No it isn't. A first-person perspective is not the same as experiencing things as if you are that person. There's peripheral vision, for instance.
Also, ever heard of people who get nauseous from a first-person perspective? Yep, that happens too.

Yes, that's not a great impact. But really, is a first-person perspective more intimate? I can't actually reach out and do anything, I'm not going to feel like I'm actually there just because the camera is posited where there are supposedly a couple of eyes. It isn't more or less realistic than an isometric perspective. It *is* a functional perspective for a shooter.

And besides that, 'intimacy' is about as useless a qualifier as possible (and not the point of Fallout either).

VistraNORREZ said:
Would you rather experience your first kiss by watching it from 20 feet in the air, only seeing the bare essentials of the event?
Have you ever actually kissed someone? Do you realise most people close their eyes when kissing? Do you also realise that kissing is about feel, not about the perspective you experience it from?


VistraNORREZ said:
Did you not enjoy the Talking Head segments in the original?

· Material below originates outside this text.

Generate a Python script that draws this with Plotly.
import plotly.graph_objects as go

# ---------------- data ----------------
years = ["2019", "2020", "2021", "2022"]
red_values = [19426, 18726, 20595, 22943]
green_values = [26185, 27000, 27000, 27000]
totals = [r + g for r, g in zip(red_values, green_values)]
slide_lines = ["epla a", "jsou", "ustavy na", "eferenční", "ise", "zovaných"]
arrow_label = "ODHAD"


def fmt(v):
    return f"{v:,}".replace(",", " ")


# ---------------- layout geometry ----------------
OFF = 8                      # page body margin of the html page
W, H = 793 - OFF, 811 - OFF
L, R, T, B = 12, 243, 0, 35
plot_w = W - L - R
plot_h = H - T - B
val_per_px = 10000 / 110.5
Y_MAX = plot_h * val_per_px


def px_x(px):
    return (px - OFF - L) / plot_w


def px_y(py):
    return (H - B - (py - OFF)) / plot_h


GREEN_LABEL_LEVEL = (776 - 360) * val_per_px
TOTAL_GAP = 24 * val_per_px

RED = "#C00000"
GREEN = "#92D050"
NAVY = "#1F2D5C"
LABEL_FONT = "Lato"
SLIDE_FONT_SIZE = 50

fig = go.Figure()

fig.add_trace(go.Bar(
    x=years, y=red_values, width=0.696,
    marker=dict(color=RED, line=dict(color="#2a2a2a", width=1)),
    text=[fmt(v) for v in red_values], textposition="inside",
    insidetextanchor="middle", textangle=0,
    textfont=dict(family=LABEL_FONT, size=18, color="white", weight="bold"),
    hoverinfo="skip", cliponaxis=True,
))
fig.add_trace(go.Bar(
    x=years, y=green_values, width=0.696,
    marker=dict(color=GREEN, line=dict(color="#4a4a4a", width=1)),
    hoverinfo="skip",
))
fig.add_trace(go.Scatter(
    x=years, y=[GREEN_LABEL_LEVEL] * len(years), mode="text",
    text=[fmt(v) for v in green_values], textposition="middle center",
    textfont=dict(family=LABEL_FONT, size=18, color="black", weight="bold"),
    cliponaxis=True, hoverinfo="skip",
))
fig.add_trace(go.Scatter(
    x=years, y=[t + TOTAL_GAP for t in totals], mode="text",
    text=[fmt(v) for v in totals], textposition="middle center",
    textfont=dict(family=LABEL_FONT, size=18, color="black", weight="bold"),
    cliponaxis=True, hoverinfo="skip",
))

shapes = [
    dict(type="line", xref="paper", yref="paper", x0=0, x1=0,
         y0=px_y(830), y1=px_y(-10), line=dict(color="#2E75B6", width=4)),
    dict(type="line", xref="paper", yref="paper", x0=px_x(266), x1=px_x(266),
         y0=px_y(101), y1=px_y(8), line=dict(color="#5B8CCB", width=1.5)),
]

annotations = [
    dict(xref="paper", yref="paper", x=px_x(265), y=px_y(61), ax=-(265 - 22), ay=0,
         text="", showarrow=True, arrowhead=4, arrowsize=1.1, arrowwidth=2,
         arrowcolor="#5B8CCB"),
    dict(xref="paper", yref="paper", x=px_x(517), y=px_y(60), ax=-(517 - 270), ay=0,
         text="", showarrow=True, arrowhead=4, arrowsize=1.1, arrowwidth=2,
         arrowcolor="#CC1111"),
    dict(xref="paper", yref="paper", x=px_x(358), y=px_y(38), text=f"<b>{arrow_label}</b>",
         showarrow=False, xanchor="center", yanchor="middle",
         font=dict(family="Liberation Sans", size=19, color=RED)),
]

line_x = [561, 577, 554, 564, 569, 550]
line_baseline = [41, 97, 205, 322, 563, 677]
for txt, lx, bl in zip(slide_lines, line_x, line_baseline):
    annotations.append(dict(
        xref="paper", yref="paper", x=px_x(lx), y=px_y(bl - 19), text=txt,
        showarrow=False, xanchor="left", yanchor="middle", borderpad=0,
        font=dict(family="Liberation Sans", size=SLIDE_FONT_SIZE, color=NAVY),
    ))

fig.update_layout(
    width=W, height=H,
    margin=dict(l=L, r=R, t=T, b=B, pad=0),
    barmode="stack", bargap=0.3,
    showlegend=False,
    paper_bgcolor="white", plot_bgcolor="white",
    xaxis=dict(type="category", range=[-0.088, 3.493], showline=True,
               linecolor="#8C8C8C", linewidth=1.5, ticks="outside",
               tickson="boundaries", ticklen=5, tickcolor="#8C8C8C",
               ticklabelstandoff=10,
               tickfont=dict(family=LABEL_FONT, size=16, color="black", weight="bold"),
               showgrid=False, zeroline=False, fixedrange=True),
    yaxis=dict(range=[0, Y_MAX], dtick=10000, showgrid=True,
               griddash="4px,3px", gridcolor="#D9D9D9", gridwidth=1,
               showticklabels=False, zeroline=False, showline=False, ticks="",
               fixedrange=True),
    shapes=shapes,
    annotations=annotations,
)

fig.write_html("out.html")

Tell me that didn't wow and impress, as well as making you attached to some of those characters. It's a fact of human nature that seeing a face helps greatly in emotional attachment. The FPP is as close as videogames can get right now to initmacy (touch sensations are the next step).
And for the umpteenth time, the isometric perspective in a 3D environment does not, in any way, prevent one from seeing faces. Most of the objections to the first-person perspective are because of the combat. Dialogue is completely irrelevant to that.

VistraNORREZ said:
It may be just an opinion but it is the opinion of Bethesda, can you atleast respect that? You don't have to like it, but don't condem it until it's finished and you've played it.
We are *not* condemning Bethesda's game as a game. For the millionth-and-threeth time, we are only condemning what we have seen so far *in the context of a Fallout game*. Why does everyone who comes around to criticise that fail to see that? We don't give two shits if Bethesda feels the first-person perspective is a better perspective than the isometric perspecitve.
What we *do* care about is the fact that Bethesda sees fit to throw away Fallout's design in favour of their own design. *That* is what we are pissed about.

VistraNORREZ said:
And Sander, I don't appreciate you calling my opinion horseshit.
You're only soiling NMA's reputation more.
I don't recall calling your opinions horseshit there, but nice straw man. I called your supposed facts horseshit, since they are horseshit. You claimed that Fallout was made as mainstream as possible. Which is a horsehsit claim, and this has nothing to do with opinions.
VistraNORREZ said:
And just for record, there is no justification for being disrespectful.
Horseshit. There can be plenty of justifications for being disrespectful. And if you're easily offended, maybe this simply isn't the place for you.
 
Arguably, the kissing scene in The Darkness did more with it then you would EVER be able to manage with a isometric view, period.
 
Have you seen the kissing scene in Jedi Knight II?

That was some of the most awkward shit I have ever had the misfortune of witnessing. I literally had no words.

It probably would have been BETTER in isometric. At least with that, you can just type up a rough description and let the player's imagination go to town.